## START Provided material

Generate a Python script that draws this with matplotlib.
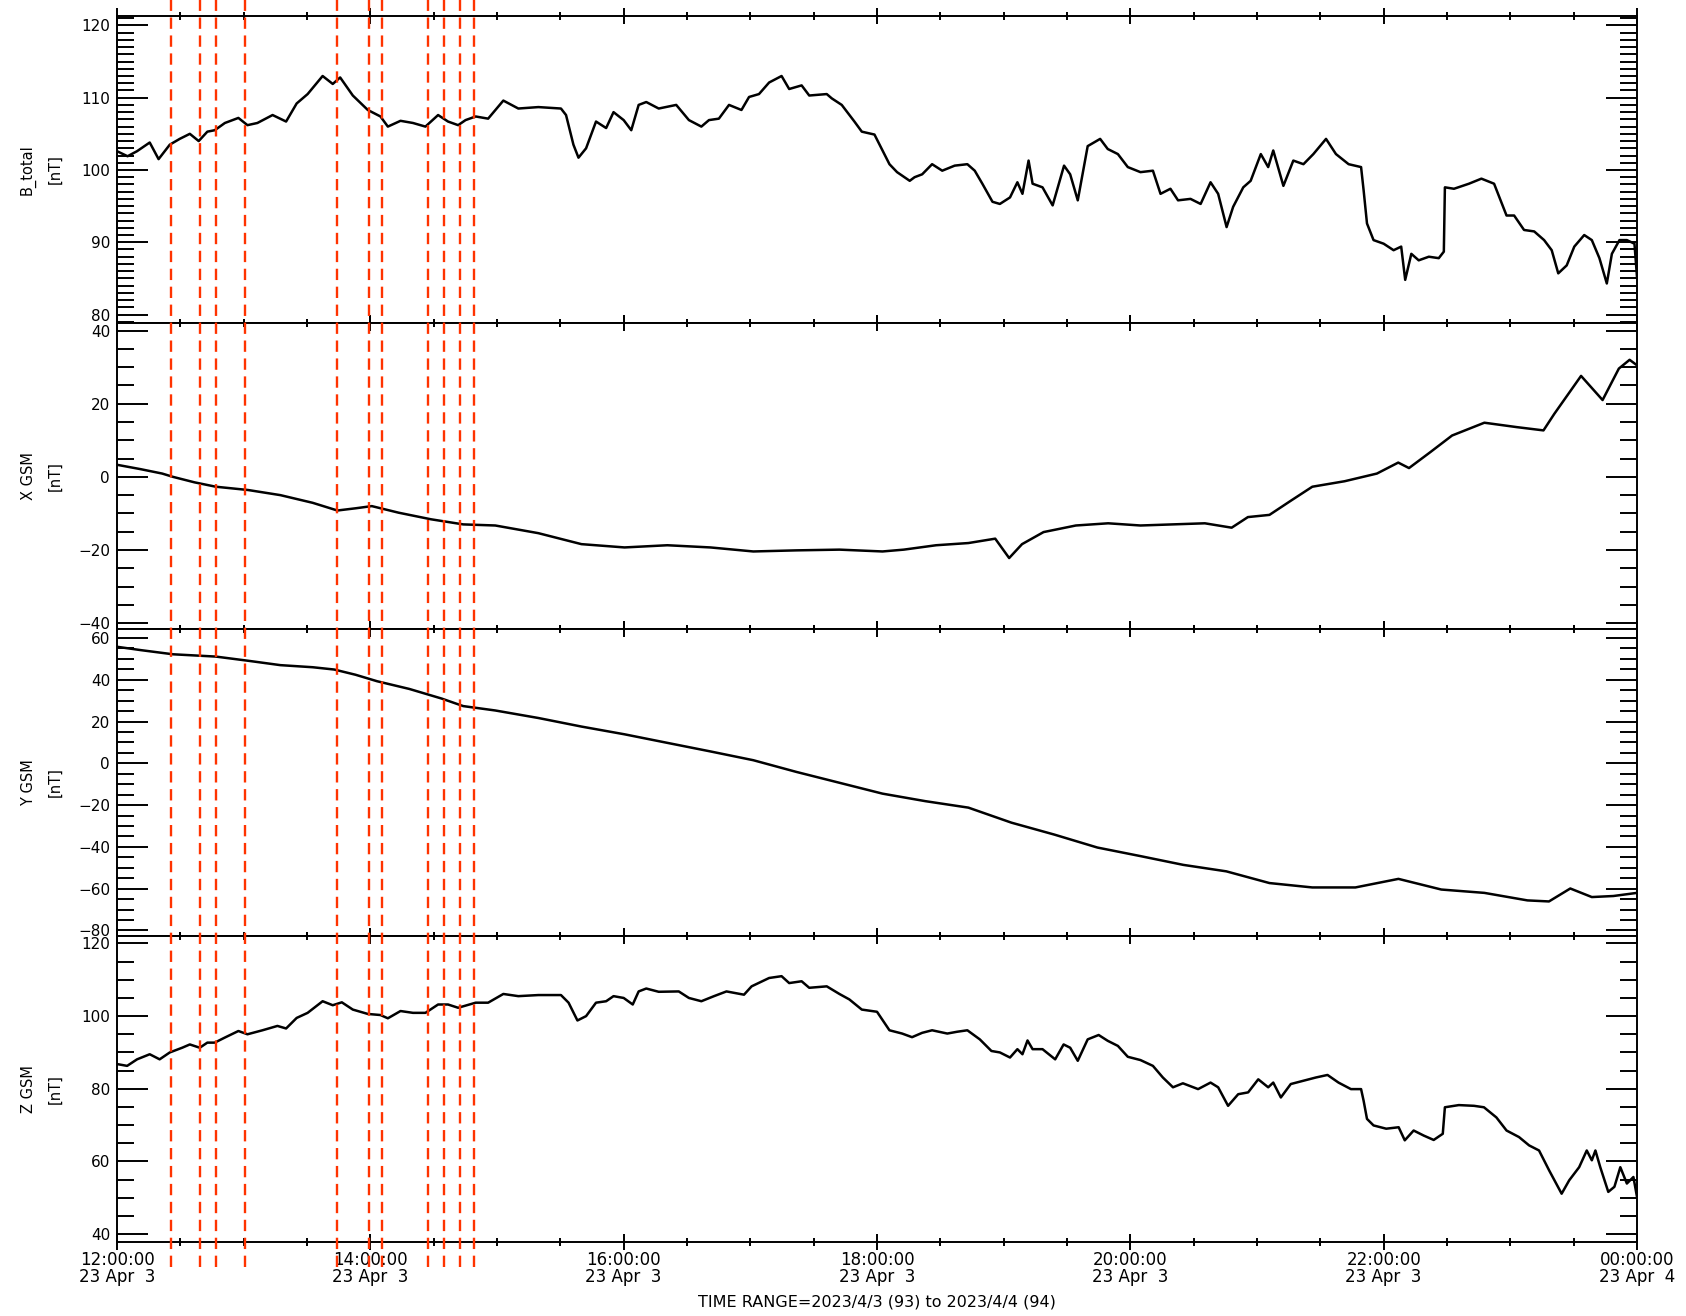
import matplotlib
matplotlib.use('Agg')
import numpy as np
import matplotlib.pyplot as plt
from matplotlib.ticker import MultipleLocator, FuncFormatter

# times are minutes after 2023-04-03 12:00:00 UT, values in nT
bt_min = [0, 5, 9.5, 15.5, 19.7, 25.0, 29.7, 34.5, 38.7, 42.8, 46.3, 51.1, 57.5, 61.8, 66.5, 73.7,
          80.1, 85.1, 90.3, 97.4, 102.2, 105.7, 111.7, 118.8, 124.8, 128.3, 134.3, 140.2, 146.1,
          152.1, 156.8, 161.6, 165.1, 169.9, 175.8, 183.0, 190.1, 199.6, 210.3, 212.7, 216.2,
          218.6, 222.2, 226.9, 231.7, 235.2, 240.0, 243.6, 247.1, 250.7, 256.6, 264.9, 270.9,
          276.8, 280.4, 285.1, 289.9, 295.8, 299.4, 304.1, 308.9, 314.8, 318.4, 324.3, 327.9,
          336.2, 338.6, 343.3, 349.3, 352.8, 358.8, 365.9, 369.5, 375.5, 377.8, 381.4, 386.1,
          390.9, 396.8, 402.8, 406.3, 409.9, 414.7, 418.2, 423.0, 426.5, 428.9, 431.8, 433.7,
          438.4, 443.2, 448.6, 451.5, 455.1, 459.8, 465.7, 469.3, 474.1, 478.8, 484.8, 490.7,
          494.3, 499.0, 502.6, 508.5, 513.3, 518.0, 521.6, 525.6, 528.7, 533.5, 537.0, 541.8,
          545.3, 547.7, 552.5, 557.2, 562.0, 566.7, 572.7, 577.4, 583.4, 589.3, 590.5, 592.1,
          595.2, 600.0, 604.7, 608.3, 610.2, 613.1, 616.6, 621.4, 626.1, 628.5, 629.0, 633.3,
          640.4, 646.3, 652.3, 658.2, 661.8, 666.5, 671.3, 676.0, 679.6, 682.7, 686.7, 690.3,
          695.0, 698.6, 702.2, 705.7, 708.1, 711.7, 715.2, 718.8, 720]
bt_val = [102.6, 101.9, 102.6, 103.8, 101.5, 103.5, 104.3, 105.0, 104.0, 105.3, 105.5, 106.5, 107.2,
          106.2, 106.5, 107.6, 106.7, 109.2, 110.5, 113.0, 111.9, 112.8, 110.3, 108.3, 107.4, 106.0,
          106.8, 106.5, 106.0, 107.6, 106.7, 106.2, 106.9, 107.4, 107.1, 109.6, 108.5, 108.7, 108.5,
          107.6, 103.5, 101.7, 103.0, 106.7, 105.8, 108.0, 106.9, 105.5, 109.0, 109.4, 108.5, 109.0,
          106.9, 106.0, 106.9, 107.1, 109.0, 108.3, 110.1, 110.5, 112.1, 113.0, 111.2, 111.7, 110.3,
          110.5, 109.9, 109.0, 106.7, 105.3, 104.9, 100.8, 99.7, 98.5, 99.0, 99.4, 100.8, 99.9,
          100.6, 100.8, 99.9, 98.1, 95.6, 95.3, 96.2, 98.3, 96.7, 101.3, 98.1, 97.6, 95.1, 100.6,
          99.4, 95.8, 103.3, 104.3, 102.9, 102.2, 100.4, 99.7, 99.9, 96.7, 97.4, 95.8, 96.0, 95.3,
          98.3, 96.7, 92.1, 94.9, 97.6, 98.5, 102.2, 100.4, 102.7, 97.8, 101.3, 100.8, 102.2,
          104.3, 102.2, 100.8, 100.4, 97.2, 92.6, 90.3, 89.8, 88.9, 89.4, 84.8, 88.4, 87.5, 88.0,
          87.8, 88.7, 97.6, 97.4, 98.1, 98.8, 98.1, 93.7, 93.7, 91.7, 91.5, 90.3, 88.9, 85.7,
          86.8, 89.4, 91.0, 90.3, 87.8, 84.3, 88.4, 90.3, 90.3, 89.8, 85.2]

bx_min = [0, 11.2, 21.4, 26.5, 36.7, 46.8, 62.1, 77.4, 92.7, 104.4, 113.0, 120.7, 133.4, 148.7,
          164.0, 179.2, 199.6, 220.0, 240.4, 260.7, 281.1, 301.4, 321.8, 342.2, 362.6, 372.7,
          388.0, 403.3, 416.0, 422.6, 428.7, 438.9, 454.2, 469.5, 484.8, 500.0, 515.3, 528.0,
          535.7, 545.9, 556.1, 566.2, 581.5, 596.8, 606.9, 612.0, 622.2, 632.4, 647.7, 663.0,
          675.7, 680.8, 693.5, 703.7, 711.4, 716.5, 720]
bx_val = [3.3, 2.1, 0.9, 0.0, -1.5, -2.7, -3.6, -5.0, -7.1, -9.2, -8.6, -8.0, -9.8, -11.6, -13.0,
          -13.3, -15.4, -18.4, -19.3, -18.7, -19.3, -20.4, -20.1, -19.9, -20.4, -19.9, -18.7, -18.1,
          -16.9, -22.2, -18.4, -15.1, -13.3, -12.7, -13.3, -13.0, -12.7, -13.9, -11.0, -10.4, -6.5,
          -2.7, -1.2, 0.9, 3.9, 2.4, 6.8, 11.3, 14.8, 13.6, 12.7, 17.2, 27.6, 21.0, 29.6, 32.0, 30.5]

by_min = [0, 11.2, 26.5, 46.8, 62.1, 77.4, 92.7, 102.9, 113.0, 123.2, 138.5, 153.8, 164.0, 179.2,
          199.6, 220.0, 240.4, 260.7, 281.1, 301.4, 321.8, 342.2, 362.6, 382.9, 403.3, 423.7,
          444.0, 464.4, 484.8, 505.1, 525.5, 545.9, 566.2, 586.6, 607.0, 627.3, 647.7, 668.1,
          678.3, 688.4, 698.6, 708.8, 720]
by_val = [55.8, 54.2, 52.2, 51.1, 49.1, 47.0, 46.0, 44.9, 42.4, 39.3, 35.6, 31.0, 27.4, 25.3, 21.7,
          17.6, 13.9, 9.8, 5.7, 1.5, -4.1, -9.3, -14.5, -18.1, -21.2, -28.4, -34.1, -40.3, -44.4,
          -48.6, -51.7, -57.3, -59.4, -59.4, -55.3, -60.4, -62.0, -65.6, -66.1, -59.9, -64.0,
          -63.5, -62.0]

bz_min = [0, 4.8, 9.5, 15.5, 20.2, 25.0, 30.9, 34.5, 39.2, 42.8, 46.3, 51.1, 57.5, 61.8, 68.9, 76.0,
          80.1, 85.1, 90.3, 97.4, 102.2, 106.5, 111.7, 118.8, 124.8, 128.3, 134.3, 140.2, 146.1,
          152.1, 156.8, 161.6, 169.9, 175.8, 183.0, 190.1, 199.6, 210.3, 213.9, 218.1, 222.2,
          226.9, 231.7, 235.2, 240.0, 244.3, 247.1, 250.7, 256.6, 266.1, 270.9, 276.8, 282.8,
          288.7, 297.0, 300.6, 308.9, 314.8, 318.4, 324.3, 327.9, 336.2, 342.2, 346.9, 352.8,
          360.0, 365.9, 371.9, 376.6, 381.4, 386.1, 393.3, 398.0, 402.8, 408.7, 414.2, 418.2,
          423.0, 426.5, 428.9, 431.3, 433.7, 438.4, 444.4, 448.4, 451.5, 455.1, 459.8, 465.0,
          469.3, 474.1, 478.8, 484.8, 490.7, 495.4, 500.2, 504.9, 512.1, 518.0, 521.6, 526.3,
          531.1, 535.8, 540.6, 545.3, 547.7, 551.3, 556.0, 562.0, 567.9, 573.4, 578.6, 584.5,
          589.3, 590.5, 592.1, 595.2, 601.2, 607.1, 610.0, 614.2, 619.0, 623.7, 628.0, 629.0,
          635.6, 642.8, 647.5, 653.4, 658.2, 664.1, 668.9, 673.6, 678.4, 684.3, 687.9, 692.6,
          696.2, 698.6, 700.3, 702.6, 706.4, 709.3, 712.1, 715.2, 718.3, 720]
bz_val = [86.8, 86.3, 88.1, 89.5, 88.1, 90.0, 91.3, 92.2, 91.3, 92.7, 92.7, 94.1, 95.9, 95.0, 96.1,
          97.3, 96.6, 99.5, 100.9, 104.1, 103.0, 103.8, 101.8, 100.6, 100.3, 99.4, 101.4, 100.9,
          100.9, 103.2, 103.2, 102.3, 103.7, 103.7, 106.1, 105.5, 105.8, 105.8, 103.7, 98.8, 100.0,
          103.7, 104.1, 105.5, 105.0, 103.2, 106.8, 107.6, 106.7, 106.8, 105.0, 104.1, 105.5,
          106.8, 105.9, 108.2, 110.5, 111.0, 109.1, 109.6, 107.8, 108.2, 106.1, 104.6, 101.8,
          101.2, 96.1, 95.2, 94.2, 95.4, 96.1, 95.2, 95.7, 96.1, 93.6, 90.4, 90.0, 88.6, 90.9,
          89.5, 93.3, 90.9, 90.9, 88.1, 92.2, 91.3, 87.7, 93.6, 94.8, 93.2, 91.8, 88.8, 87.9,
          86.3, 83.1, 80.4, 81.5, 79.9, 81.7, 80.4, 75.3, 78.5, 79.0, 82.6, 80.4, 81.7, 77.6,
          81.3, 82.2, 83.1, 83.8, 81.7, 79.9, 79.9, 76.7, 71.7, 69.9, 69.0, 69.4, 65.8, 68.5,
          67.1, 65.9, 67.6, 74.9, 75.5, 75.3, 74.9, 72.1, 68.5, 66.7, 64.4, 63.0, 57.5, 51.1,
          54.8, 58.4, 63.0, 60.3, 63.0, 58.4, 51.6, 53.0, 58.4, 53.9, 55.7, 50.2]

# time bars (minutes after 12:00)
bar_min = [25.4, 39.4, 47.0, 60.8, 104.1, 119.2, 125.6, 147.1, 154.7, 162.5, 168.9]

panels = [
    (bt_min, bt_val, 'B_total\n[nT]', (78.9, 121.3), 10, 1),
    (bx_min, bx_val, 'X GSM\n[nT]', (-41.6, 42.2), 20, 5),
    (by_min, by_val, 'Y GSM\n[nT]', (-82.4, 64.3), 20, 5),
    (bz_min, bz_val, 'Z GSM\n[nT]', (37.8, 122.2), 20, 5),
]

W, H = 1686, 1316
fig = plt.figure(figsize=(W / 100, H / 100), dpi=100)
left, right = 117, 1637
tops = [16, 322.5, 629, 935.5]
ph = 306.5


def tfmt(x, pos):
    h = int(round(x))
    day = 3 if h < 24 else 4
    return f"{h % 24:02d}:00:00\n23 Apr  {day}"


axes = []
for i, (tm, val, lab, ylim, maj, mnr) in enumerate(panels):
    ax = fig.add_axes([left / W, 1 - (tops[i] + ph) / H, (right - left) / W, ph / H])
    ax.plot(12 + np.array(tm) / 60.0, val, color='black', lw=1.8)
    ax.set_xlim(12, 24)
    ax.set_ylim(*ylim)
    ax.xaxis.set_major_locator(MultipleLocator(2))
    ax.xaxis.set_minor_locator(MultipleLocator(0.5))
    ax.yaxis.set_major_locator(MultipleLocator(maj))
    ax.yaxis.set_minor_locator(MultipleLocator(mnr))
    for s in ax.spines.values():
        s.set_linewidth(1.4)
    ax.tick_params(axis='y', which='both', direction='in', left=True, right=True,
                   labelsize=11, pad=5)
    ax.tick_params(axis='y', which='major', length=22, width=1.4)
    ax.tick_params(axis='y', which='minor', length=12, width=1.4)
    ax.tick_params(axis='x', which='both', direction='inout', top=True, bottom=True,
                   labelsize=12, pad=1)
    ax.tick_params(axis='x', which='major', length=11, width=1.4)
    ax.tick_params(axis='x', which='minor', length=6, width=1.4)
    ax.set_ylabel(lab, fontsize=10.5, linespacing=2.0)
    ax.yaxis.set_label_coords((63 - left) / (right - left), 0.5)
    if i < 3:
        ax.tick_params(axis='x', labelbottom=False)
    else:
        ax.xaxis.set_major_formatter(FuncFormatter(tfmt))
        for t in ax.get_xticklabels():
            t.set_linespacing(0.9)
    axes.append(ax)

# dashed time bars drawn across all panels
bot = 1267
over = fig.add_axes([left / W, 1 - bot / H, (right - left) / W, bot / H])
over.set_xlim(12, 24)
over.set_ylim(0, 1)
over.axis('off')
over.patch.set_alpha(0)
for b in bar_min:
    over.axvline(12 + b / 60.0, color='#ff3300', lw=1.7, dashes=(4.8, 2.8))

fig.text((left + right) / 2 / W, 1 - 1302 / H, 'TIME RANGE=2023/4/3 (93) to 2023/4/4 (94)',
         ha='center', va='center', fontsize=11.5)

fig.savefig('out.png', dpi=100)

## END Provided material

■ **What is needed**: Emit the lines of the material exactly, from its first line to the line containing "from matplotlib.ticker import", inclusive; leave every picture out.

■ **Solution**:
Generate a Python script that draws this with matplotlib.
import matplotlib
matplotlib.use('Agg')
import numpy as np
import matplotlib.pyplot as plt
from matplotlib.ticker import MultipleLocator, FuncFormatter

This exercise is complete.